Here’s exactly what caused it, and how I fixed it.
The Root Cause: Lambda Cold Starts Creating New Connections
AWS Lambda functions are stateless by design — each invocation can spin up a new execution context. Our code looked like this:
// ❌ BAD: Client created inside the handler
exports.handler = async (event) => {
const redis = new Redis(process.env.REDIS_URL);
const result = await redis.get(event.key);
await redis.quit();
return result;
};
At 60 concurrent executions, this means 60 new TCP connections to ElastiCache opened per request cycle. Under traffic bursts, connections piled up faster than they could be closed.

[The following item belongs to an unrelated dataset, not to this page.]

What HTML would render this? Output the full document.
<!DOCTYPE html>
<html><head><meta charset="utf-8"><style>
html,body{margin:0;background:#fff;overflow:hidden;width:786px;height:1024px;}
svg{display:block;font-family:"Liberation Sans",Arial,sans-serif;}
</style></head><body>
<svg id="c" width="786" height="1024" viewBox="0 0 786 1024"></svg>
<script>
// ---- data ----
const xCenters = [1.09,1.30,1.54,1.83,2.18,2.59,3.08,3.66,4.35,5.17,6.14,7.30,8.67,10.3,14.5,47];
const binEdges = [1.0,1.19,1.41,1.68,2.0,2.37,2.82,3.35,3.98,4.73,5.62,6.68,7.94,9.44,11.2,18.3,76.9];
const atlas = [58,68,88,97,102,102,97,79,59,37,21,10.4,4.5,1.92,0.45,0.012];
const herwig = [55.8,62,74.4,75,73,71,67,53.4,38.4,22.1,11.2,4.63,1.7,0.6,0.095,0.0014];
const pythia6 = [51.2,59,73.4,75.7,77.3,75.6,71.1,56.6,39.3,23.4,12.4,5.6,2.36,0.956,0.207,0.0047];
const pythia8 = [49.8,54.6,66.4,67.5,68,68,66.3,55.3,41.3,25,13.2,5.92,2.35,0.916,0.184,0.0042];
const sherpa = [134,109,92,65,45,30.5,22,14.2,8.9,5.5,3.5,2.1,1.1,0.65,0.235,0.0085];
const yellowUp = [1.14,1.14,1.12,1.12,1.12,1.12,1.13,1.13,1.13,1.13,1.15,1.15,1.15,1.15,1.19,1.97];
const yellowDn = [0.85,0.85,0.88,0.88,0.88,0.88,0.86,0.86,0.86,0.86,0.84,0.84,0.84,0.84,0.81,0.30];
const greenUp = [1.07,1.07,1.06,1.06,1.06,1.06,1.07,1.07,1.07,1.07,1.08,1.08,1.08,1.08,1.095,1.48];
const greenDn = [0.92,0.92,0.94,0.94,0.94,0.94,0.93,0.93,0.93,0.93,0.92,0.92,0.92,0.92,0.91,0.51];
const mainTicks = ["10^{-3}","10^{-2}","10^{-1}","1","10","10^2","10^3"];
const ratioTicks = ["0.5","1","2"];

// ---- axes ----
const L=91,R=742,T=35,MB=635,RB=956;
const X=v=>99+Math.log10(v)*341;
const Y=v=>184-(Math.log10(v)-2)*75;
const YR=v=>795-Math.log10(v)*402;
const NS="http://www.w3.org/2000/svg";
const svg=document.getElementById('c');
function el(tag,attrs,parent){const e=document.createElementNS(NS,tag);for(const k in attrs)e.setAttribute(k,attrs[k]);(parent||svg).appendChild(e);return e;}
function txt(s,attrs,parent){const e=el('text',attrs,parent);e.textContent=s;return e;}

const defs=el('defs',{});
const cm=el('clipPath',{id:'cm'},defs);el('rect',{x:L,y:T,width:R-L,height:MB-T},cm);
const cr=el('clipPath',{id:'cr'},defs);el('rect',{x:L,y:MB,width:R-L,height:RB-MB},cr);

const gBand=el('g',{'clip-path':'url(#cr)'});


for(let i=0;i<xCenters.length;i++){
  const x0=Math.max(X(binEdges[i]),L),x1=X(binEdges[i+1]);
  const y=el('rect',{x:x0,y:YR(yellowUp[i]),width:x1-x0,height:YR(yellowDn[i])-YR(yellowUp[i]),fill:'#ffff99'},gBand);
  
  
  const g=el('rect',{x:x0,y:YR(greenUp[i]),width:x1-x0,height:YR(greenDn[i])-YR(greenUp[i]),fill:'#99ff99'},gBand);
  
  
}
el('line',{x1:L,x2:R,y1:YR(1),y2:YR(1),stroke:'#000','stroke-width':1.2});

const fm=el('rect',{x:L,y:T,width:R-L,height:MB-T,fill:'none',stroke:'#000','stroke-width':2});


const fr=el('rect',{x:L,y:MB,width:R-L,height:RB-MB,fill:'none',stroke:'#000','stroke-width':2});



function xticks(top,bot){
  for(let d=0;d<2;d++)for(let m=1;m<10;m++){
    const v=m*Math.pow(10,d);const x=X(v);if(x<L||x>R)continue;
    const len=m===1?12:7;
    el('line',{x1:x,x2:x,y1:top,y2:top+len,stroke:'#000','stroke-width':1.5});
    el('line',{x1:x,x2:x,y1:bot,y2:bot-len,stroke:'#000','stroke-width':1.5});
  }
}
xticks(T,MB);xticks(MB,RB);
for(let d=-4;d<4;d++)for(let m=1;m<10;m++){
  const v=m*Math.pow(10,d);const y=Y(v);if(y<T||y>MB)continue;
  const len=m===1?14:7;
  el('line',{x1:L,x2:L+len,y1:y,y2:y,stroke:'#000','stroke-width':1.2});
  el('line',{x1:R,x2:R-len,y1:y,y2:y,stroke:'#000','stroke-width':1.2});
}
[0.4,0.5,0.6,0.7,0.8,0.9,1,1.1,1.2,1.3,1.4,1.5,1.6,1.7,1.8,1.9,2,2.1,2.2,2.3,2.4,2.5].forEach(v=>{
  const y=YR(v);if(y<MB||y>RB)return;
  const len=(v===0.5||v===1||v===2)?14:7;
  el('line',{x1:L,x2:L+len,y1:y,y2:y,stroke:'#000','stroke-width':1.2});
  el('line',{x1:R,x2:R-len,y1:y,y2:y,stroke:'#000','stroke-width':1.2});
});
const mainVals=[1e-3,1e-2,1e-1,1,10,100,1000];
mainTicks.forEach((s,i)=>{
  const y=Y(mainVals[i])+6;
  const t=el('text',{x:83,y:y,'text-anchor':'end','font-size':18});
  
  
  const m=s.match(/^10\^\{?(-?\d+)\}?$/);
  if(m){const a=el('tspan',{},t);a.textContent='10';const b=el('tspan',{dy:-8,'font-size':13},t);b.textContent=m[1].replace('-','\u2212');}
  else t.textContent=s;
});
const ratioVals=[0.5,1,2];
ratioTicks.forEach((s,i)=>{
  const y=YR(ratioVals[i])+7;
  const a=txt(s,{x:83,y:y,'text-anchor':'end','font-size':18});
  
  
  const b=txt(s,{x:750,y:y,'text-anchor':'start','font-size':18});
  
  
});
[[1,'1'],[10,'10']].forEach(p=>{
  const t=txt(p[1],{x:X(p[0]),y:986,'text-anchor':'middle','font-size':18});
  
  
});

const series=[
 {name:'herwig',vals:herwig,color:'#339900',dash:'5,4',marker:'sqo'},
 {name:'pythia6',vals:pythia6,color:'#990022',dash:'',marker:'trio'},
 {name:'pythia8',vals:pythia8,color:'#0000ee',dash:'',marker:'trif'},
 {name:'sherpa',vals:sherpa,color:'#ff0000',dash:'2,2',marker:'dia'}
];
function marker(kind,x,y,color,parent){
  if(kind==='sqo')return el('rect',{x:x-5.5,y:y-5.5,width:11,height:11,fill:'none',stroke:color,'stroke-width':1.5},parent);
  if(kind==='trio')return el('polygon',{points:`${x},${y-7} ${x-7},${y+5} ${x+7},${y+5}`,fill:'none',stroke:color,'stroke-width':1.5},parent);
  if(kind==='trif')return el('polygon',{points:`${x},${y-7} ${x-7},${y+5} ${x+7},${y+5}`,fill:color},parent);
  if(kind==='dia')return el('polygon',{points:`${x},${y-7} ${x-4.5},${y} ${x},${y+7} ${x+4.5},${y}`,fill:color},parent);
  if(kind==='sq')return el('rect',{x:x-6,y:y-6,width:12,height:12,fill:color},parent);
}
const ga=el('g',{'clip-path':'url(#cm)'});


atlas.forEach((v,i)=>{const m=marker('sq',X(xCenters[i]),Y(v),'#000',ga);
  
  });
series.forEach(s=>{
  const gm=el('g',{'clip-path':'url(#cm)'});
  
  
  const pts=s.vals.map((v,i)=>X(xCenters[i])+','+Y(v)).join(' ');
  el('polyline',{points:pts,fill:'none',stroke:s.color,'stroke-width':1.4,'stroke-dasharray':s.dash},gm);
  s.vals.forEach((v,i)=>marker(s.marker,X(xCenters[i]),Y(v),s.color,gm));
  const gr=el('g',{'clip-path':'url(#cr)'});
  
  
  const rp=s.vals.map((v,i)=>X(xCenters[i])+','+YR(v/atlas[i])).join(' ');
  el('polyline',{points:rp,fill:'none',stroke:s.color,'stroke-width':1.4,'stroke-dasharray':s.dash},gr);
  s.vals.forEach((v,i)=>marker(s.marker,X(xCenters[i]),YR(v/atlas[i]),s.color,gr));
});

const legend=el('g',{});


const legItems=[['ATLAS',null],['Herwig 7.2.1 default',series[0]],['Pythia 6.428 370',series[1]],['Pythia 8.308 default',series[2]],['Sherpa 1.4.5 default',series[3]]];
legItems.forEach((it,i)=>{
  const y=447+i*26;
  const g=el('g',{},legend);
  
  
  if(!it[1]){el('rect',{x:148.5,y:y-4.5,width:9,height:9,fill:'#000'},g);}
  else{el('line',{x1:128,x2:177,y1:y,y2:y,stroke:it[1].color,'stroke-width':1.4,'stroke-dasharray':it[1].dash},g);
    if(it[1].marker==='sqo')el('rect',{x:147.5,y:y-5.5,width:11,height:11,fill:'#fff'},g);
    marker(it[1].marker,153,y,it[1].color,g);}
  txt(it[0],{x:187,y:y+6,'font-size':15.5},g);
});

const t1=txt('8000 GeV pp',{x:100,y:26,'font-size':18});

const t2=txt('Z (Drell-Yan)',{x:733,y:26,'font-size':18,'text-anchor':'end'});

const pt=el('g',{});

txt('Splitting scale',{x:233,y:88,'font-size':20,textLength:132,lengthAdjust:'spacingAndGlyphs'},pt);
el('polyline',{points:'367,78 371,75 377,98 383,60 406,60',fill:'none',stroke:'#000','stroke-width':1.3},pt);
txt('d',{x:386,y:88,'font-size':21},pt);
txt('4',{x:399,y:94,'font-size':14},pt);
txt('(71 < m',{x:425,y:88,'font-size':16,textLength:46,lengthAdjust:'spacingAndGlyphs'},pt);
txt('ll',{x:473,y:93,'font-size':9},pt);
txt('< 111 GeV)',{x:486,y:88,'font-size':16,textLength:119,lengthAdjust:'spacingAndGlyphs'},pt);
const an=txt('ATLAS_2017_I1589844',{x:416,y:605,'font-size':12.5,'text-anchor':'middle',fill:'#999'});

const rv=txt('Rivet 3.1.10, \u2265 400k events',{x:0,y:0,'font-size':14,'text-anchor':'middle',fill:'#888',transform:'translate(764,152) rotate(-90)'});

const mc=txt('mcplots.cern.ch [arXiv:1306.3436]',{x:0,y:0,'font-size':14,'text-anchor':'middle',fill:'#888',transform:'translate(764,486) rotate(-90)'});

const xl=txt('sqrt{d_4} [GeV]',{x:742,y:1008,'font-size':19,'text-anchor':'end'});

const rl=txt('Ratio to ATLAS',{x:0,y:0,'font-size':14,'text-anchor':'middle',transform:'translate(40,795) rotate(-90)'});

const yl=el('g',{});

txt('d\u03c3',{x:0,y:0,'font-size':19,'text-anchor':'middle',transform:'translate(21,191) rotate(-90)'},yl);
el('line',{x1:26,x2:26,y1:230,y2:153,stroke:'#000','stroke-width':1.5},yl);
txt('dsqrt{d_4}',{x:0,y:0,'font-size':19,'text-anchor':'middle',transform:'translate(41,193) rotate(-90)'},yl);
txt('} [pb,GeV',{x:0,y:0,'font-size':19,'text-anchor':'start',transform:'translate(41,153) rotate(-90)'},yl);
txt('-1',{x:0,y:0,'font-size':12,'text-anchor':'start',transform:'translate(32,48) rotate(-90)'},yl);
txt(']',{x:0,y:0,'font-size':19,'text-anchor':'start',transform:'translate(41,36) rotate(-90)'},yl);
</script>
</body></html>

The Fix: Singleton Pattern + Concurrency Limits
Part 1: Move the Client Outside the Handler
// ✅ GOOD: Client created once, reused across warm invocations
const redis = new Redis(process.env.REDIS_URL);
exports.handler = async (event) => {
const result = await redis.get(event.key);
return result;
};
Lambda execution contexts are reused for warm invocations. By initializing the Redis client at module scope, the same connection is reused across all subsequent invocations on a warm context.

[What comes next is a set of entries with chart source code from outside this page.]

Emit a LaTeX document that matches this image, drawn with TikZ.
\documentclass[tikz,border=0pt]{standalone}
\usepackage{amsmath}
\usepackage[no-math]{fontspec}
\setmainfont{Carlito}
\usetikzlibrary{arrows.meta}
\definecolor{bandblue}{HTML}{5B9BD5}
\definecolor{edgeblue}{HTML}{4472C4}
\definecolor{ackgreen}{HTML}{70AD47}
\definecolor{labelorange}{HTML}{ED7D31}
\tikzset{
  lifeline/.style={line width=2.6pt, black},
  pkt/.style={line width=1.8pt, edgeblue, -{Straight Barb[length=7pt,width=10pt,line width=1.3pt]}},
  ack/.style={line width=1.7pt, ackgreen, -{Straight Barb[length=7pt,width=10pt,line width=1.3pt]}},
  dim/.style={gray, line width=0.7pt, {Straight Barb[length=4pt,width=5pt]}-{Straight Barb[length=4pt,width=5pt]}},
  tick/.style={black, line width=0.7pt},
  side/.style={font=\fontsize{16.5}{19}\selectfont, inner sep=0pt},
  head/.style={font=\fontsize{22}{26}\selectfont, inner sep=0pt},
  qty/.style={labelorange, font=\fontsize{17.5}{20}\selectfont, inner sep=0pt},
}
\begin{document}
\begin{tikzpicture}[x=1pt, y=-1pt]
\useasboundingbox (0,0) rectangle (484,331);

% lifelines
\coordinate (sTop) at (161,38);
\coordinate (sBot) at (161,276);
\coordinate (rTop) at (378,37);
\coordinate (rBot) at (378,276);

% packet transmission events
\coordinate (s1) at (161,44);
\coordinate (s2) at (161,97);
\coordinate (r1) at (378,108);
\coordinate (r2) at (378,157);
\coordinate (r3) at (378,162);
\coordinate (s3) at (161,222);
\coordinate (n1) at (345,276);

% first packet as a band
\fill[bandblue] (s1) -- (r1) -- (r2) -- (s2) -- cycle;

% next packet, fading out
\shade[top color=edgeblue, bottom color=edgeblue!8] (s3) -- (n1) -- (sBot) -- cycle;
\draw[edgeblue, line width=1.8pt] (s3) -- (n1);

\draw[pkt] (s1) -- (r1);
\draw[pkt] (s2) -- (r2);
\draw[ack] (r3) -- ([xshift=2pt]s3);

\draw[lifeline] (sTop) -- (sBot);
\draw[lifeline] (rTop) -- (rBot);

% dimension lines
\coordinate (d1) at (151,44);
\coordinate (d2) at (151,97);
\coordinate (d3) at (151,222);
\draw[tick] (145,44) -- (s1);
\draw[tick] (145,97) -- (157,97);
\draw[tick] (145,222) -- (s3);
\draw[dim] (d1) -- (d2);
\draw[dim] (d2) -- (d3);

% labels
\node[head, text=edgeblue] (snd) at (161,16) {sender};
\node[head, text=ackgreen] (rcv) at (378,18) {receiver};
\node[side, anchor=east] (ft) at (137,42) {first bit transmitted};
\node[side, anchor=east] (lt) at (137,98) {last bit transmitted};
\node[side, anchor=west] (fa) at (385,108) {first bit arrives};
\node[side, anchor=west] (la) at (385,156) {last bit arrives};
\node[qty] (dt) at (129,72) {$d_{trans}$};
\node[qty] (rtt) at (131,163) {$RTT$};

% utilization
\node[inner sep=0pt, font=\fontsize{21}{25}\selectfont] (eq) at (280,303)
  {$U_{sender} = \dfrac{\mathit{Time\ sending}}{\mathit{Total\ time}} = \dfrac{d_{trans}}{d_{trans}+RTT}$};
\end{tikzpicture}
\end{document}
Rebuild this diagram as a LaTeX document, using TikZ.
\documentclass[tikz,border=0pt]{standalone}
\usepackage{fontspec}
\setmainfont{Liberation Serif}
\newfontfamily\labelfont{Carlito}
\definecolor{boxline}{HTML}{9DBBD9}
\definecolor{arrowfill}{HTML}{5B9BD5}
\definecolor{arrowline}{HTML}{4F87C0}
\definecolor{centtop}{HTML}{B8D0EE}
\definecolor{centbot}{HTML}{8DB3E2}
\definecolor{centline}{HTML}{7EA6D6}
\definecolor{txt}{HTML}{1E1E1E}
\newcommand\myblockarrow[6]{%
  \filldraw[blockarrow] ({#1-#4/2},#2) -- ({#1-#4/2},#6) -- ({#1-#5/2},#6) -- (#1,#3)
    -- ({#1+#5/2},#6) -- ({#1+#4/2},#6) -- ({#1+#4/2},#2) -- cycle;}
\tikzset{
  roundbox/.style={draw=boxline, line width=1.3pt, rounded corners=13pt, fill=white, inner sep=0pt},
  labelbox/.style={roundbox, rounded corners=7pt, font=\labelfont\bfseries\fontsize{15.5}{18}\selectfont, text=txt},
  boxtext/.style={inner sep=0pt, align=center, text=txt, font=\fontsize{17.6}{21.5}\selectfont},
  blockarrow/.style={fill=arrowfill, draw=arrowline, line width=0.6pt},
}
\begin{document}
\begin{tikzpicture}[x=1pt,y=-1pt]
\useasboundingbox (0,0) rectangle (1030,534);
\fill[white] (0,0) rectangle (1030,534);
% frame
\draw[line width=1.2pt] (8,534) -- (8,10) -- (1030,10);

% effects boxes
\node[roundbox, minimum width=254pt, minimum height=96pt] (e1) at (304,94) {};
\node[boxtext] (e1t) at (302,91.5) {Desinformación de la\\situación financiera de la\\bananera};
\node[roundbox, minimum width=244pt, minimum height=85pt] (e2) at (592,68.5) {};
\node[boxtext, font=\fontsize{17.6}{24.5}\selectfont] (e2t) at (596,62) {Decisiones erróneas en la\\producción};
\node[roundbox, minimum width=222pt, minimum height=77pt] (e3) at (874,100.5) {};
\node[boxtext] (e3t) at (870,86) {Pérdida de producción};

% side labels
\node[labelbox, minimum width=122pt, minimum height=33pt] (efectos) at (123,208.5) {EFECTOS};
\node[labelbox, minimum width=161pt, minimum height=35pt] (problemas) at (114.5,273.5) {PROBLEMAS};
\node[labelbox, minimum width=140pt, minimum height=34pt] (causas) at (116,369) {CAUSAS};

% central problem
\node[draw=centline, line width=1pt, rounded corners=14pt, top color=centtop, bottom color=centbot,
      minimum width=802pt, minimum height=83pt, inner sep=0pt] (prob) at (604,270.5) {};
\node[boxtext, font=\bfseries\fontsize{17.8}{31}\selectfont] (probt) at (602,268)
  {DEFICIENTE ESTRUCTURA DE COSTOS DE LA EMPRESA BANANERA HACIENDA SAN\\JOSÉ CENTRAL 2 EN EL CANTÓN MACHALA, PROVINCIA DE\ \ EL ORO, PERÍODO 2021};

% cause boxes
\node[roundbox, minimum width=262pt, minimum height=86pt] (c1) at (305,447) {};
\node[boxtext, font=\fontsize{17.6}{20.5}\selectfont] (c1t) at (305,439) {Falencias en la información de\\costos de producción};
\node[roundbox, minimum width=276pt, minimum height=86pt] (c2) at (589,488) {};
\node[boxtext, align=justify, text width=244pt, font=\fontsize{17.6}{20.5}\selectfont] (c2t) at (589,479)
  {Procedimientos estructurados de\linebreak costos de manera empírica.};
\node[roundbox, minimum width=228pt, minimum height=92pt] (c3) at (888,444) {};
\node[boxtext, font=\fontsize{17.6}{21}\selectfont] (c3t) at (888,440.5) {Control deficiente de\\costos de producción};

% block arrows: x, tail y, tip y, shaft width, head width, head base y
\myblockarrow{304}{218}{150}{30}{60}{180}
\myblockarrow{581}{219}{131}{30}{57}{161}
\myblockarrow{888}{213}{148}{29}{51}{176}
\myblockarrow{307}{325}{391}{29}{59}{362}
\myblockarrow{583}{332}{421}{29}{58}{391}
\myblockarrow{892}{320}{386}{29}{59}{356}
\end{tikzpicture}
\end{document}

Part 2: Enforce Reserved Concurrency
Even with the Singleton pattern, uncapped concurrency will eventually create too many connections. We set:
Reserved Concurrency = ElastiCache max_connections / connections_per_function
This creates a hard ceiling that prevents connection exhaustion regardless of traffic spikes.
Results
| Metric | Before | After |
|---|---|---|
| Peak ElastiCache connections | 65,000 | 1,350 |
| Email delivery rate | 68% | 99.9% |
| EMFILE errors | Frequent | 0 |
The fix took two hours to implement and deploy. The lesson: Serverless doesn’t mean connection-free.